En una nave, a la salida de Benavites, una docena de hombres de color (negro) separa manualmente naranjas en cajas. Se sientan a la sombra de un rácano tendejón en la entrada. Cuando juntan unas cuantas, otro hombre de color (blanco) las retira con una carretilla elevadora hacia el interior de la nave. Unos kilómetros más adelante hacen lo propio otras personas en la trasera de un camión, junto a la ermita de Santiago, a pie de sembrado. Un grupo de subsaharianos carga cajas en un remolque hasta llenarlo, son supervisados por dos europeos. Uno es el conductor del vehículo y tiene aspecto del Este: rubicundo, espigado, delgado; el otro es valenciano, alto, moreno y grueso bajo el sombrero de paja: despacha órdenes altisonantes en su lengua que los africanos acatan sin dudar.

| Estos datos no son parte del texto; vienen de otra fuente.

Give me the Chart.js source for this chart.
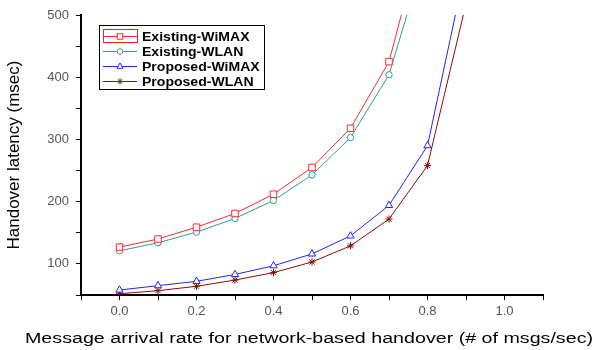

Las acequias, ese tesoro dejado aquí por los musulmanes, aparecen en puntos muy concretos colmadas de desperdicios: latas de conservas, refrescos, agua, zumos, chocolate, cajetillas vacías de tabaco, rara vez alcohol —lo prohíbe el islam—. Están fuera del terreno, junto a los caminos, donde los trabajadores se sientan a descansar en los muretes de los cursos de agua inutilizados. De estar en servicio no habría un solo deshecho. El agua que riega estos campos llega al pie de los frutales con gomas a presión que la distribuyen gota a gota. Hay empresas especializadas que se dedican a esa actividad, y a otras muchas en relación con los cultivos (además de gran variedad de naranjas, higueras, aguacates, limones, mandarinas, todos en producción intensiva): tratamiento de plagas y enfermedades, transformación de fincas, planes de fertilización, venta de la cosecha, poda, riego, etcétera. Da la impresión de que baste con disponer del terreno, pues, según reza la publicidad de alguna de ellas, uno podría ser productor de cítricos sentado en una terraza de la Gran Vía de Madrid. Queda muy lejos la imagen del labrador trabajando el campo entre el ramaje, bajo un sol de justicia que proyecta grandes sombras en los bancales, y con el agua corriendo alegre por las acequias.

En la batalla de Cuarte el Cid derrotó a las tropas almorávides lanzando bulos acerca de la ayuda inminente que estaba a punto de recibir del rey Alfonso VI. Al tiempo, en una feroz espolonada, lanzó sus huestes contra la vanguardia musulmana que se acercaba a la ciudad de Valencia; además, en una arriesgada cabalgada nocturna se situó a la retaguardia del ejército enemigo, dando un rodeo de muchas millas para no delatar su presencia, sorprendiéndolos en una maniobra envolvente. El sobrino de Yusuf ibn Tasufín, Muhammad ibn Aisa, hubo de volver grupas y olvidarse de su propósito; de Murviedro, o Albarracín, o de tantas otras taifas que pagaban parias a Rodrigo de Vivar y pasarían a llenar las arcas del líder almorávide, Tasufín. Parece que era aquel un mundo peligroso y hostil, unos y otros, moros y cristianos, servían al mejor postor; los reinos cambiaban de manos con rapidez inaudita en el último cuarto del siglo XI; los reyes eran decapitados o cubiertos de cadenas de un mes para el siguiente si no encontraban valedor que empuñase la espada por ellos. Le ocurrió al rey taifa de Granada, y a su hermano, el de Málaga: por las mismas fechas los dos perdieron sus reinos a manos de Aisa y pasaron al Magreb desposeídos, olvidados.